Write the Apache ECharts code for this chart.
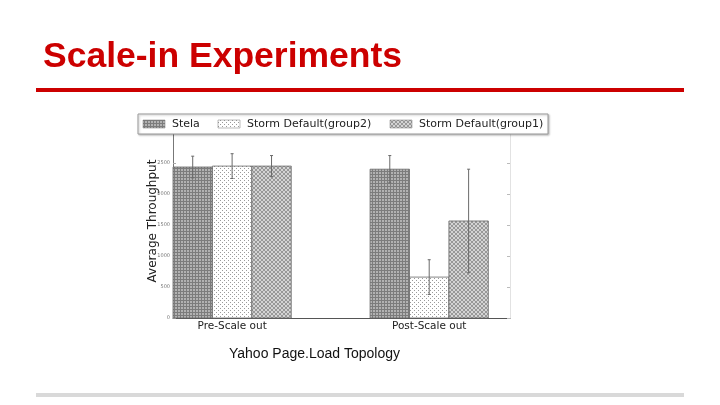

= = = =

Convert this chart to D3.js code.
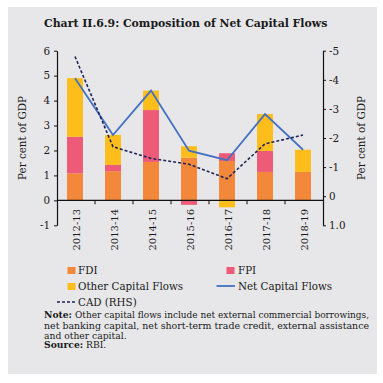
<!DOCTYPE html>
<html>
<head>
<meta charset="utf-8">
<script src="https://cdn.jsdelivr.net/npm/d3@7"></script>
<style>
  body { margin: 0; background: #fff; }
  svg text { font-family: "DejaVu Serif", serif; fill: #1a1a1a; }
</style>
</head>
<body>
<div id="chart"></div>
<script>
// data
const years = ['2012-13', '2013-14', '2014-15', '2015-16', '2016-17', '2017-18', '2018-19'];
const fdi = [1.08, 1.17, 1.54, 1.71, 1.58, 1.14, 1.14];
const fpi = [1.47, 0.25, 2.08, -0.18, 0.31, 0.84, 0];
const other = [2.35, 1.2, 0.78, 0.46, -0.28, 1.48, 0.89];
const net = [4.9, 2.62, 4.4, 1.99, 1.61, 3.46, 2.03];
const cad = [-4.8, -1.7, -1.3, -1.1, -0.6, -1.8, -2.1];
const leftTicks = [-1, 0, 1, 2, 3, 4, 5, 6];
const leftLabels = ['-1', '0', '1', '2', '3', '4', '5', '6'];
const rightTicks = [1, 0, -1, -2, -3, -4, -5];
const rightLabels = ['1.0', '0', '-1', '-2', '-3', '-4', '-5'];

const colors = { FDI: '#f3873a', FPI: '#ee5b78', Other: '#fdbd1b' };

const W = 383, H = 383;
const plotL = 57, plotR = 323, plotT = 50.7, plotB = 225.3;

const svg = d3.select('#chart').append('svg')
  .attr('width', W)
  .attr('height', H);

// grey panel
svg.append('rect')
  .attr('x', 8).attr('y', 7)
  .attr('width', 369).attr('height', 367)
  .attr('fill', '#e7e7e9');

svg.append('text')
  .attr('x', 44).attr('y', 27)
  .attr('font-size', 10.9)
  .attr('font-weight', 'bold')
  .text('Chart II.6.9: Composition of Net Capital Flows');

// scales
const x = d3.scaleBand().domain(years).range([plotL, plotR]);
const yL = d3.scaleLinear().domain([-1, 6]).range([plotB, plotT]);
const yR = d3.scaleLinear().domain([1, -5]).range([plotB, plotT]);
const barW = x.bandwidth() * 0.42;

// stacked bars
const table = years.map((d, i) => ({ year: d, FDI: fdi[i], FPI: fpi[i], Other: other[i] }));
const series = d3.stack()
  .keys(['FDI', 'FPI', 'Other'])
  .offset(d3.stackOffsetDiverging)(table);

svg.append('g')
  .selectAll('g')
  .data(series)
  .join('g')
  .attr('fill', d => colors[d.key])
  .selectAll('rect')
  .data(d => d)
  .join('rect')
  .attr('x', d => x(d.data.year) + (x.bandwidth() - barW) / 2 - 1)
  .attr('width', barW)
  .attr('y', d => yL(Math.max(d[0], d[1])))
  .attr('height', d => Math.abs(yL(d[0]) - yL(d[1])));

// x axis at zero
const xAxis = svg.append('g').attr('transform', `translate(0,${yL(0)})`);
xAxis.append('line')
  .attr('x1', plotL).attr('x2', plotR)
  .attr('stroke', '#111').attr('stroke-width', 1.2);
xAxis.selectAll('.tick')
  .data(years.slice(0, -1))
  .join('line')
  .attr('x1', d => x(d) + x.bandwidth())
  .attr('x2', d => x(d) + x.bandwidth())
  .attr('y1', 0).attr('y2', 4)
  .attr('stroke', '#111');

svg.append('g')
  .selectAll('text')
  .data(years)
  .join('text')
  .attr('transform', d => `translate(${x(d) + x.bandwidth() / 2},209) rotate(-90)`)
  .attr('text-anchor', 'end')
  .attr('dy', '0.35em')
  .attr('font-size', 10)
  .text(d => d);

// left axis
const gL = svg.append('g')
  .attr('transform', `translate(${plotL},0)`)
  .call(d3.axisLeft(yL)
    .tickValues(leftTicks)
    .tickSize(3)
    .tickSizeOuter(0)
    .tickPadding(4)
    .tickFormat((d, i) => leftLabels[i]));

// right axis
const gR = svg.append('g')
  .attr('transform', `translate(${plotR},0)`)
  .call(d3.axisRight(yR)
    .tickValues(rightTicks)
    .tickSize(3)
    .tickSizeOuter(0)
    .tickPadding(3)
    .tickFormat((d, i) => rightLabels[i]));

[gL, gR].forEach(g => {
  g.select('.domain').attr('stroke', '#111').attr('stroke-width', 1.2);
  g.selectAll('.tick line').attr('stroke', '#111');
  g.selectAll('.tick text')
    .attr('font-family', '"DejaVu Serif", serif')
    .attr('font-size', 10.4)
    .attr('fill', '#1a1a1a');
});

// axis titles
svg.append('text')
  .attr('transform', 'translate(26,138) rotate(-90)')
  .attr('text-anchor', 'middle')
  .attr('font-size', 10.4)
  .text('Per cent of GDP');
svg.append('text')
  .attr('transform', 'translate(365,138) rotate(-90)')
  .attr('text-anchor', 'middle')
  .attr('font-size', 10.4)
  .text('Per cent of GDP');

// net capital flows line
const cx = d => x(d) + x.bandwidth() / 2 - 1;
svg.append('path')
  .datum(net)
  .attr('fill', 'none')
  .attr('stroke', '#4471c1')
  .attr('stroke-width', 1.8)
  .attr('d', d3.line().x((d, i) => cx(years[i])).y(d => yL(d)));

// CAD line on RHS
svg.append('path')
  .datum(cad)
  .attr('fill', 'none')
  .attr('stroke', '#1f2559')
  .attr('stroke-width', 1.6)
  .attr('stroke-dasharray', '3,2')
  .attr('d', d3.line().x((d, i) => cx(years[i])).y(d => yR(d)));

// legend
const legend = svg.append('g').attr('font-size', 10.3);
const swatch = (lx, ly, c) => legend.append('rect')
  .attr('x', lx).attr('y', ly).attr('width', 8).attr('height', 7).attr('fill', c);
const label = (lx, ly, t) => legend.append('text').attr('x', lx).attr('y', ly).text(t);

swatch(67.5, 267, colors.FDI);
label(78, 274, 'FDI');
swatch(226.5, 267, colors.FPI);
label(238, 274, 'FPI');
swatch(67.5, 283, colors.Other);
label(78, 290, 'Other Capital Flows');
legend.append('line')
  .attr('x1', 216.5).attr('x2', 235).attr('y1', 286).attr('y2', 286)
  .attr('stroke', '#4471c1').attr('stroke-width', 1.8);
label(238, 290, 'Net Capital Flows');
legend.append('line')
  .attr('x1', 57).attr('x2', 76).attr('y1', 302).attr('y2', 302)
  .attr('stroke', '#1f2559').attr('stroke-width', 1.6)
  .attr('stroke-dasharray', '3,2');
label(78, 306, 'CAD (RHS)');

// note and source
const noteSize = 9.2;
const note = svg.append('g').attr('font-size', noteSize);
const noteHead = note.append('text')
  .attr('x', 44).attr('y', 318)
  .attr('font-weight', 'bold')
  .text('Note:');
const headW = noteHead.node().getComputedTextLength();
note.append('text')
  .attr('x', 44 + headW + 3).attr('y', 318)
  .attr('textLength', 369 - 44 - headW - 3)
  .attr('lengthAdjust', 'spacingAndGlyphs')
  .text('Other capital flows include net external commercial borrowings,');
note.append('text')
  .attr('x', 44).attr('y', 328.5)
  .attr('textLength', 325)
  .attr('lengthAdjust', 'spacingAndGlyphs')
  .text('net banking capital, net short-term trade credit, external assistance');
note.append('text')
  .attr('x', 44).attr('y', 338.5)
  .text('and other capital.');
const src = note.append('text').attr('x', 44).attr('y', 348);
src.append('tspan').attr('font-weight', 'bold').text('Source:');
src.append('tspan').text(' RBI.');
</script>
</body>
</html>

= = = =

■ **Requirements**
Collect, from the material above, every line containing the word "this".

■ **Exercise answer**
Write the Apache ECharts code for this chart.
Convert this chart to D3.js code.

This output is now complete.